__WHAT YOU HAVE TO DO__
Everything from the line containing "Recreate this image" down to the line containing "const labelColors = ['#fff', '#222', '#222'];" is to be returned exactly; include both boundary lines and leave out all others.

__STORED RECORDS__

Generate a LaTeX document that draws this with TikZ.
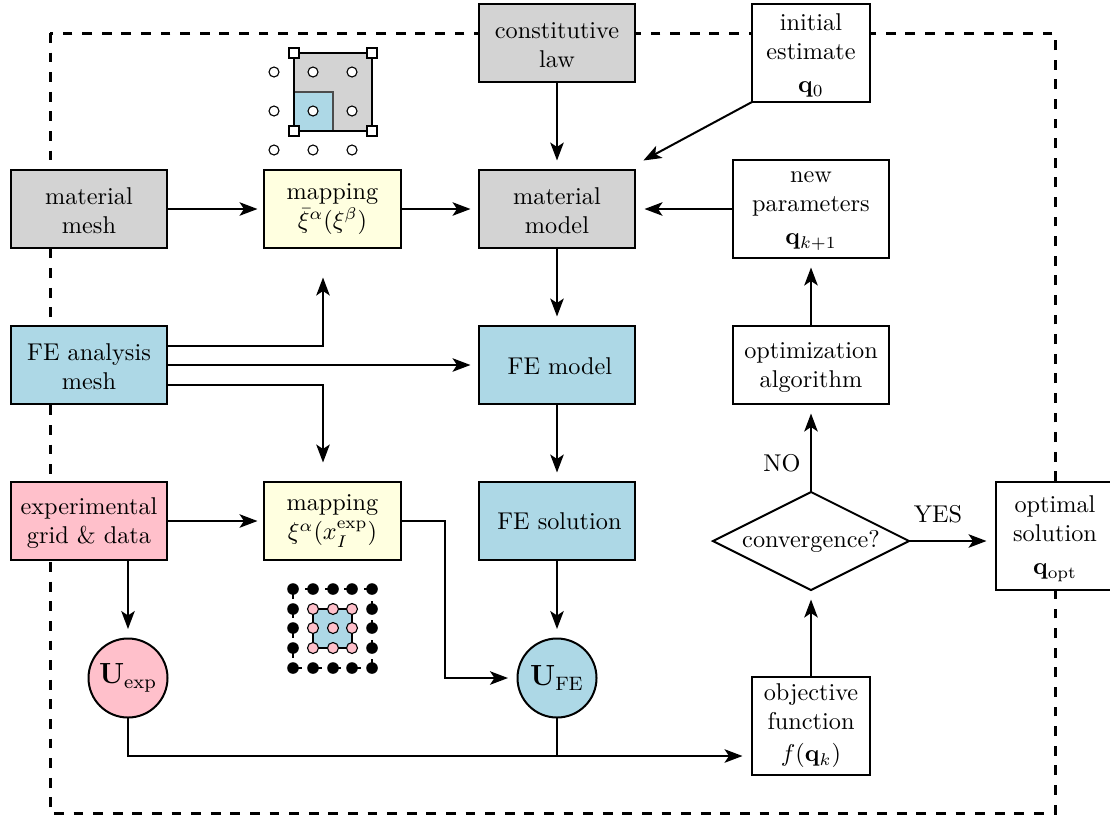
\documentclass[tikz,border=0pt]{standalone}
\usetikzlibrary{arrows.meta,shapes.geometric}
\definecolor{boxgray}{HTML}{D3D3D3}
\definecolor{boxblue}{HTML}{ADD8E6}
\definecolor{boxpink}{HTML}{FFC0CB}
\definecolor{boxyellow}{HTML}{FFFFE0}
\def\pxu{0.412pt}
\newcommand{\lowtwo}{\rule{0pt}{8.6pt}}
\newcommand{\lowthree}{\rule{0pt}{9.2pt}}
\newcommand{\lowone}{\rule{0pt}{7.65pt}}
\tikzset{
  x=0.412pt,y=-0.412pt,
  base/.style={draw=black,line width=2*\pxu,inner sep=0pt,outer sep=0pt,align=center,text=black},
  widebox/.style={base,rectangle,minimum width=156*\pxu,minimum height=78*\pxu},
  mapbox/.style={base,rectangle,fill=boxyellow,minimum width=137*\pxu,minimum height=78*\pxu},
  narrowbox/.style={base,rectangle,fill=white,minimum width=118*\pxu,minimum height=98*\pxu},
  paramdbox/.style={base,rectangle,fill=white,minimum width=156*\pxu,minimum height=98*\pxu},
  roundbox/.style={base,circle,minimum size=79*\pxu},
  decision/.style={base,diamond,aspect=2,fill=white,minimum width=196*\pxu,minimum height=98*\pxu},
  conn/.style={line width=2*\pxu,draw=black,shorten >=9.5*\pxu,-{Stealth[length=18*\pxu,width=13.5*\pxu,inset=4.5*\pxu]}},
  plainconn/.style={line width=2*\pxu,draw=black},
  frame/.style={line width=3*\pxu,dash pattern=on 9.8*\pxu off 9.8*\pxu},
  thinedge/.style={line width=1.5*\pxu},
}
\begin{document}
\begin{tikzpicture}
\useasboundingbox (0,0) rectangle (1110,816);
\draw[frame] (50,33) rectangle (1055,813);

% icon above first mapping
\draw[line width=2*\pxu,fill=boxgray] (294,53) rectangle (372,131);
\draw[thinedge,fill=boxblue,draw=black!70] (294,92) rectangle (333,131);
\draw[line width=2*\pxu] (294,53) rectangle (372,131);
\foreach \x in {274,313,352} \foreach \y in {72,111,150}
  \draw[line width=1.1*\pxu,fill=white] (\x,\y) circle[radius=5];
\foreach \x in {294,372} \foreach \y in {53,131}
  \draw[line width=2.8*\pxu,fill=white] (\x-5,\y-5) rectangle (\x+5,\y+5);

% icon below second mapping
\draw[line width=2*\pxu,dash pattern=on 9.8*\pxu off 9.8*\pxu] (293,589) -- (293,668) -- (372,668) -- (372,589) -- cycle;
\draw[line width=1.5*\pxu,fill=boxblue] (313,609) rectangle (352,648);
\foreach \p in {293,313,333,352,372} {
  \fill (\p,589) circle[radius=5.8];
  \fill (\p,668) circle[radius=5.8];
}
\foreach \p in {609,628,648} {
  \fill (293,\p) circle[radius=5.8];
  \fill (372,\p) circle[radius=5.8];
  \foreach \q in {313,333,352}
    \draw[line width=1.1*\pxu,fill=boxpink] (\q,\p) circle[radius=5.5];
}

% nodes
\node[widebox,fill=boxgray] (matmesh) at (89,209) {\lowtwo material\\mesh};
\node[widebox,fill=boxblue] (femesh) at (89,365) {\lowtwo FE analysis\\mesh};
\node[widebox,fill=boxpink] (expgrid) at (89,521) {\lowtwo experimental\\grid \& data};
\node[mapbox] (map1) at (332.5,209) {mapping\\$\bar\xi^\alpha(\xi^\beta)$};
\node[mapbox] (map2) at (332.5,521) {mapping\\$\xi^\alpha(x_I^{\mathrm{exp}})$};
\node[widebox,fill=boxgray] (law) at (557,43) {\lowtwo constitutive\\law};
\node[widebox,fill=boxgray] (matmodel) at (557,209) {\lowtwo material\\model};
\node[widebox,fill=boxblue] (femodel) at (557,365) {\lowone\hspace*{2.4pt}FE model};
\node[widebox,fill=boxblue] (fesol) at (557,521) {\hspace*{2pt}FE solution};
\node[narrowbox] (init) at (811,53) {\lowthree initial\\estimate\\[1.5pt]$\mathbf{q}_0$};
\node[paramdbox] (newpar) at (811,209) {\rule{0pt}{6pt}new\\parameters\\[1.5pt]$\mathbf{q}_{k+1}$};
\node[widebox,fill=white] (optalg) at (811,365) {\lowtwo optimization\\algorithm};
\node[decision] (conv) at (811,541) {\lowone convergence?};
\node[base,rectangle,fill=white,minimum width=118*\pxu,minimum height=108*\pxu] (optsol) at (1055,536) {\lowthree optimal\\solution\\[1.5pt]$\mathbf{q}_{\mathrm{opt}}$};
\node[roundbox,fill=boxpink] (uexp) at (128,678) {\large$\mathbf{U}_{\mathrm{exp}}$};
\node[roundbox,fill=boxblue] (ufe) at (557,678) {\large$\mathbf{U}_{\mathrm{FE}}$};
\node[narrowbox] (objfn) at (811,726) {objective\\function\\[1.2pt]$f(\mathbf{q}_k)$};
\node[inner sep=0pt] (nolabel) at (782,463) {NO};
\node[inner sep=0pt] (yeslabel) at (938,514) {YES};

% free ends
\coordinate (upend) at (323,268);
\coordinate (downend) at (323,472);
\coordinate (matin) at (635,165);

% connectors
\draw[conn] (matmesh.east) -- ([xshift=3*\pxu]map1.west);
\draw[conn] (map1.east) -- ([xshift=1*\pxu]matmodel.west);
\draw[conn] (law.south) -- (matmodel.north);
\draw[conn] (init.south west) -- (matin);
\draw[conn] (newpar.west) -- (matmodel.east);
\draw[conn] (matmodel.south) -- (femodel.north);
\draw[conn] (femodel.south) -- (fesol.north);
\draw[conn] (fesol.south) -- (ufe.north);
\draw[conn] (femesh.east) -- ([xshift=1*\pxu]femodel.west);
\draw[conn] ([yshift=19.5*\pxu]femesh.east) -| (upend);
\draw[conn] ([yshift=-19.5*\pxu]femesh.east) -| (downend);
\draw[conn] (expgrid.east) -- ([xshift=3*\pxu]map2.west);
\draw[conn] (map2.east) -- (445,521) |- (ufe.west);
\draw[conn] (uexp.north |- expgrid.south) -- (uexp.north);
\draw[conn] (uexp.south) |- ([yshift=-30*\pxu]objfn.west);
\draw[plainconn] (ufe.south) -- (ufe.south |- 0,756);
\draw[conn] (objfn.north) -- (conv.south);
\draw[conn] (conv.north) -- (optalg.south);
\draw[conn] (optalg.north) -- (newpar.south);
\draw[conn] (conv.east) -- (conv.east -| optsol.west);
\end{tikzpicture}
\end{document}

* * *

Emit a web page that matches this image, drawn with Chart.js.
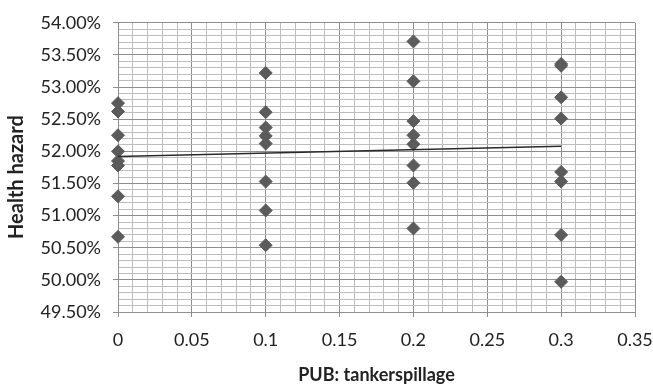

--

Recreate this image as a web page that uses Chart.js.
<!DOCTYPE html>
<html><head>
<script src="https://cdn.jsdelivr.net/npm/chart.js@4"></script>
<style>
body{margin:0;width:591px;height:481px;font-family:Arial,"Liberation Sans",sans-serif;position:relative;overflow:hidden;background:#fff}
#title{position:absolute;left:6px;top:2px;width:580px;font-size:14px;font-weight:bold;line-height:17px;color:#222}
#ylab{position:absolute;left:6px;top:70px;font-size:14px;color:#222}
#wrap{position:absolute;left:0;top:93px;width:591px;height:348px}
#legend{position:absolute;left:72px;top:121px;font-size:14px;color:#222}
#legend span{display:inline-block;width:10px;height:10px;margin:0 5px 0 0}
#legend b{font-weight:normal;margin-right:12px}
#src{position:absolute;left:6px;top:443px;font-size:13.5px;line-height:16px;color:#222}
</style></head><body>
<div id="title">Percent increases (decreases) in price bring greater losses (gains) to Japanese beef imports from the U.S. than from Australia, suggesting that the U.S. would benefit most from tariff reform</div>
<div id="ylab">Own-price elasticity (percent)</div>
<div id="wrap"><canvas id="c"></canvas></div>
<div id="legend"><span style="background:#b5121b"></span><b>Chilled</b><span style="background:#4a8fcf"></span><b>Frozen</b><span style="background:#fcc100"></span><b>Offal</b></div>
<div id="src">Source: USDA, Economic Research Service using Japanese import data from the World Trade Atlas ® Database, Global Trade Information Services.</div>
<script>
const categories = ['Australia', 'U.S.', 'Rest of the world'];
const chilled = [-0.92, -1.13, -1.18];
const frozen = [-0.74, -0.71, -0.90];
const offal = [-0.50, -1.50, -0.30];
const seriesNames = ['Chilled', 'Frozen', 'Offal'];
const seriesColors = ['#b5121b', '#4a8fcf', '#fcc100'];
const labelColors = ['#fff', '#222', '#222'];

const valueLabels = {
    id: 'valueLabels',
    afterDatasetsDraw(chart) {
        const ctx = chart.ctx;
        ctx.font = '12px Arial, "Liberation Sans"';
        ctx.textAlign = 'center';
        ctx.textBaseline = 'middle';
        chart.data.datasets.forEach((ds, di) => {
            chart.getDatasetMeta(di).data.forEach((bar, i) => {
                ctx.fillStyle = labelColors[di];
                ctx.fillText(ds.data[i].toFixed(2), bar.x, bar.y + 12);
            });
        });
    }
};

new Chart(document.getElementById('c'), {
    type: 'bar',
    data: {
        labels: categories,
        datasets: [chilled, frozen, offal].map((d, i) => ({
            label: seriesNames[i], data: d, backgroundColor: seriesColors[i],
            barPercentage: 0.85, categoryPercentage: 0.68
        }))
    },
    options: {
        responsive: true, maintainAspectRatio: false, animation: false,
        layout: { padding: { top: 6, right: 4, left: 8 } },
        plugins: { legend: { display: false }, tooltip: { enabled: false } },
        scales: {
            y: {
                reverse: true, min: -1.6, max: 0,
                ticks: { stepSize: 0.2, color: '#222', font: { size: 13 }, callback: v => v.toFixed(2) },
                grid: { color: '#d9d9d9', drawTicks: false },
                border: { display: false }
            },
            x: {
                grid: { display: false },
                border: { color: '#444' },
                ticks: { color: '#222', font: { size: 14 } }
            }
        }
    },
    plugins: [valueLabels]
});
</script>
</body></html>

__RESULT OF THE TASK__
Recreate this image as a web page that uses Chart.js.
<!DOCTYPE html>
<html><head>
<script src="https://cdn.jsdelivr.net/npm/chart.js@4"></script>
<style>
body{margin:0;width:591px;height:481px;font-family:Arial,"Liberation Sans",sans-serif;position:relative;overflow:hidden;background:#fff}
#title{position:absolute;left:6px;top:2px;width:580px;font-size:14px;font-weight:bold;line-height:17px;color:#222}
#ylab{position:absolute;left:6px;top:70px;font-size:14px;color:#222}
#wrap{position:absolute;left:0;top:93px;width:591px;height:348px}
#legend{position:absolute;left:72px;top:121px;font-size:14px;color:#222}
#legend span{display:inline-block;width:10px;height:10px;margin:0 5px 0 0}
#legend b{font-weight:normal;margin-right:12px}
#src{position:absolute;left:6px;top:443px;font-size:13.5px;line-height:16px;color:#222}
</style></head><body>
<div id="title">Percent increases (decreases) in price bring greater losses (gains) to Japanese beef imports from the U.S. than from Australia, suggesting that the U.S. would benefit most from tariff reform</div>
<div id="ylab">Own-price elasticity (percent)</div>
<div id="wrap"><canvas id="c"></canvas></div>
<div id="legend"><span style="background:#b5121b"></span><b>Chilled</b><span style="background:#4a8fcf"></span><b>Frozen</b><span style="background:#fcc100"></span><b>Offal</b></div>
<div id="src">Source: USDA, Economic Research Service using Japanese import data from the World Trade Atlas ® Database, Global Trade Information Services.</div>
<script>
const categories = ['Australia', 'U.S.', 'Rest of the world'];
const chilled = [-0.92, -1.13, -1.18];
const frozen = [-0.74, -0.71, -0.90];
const offal = [-0.50, -1.50, -0.30];
const seriesNames = ['Chilled', 'Frozen', 'Offal'];
const seriesColors = ['#b5121b', '#4a8fcf', '#fcc100'];
const labelColors = ['#fff', '#222', '#222'];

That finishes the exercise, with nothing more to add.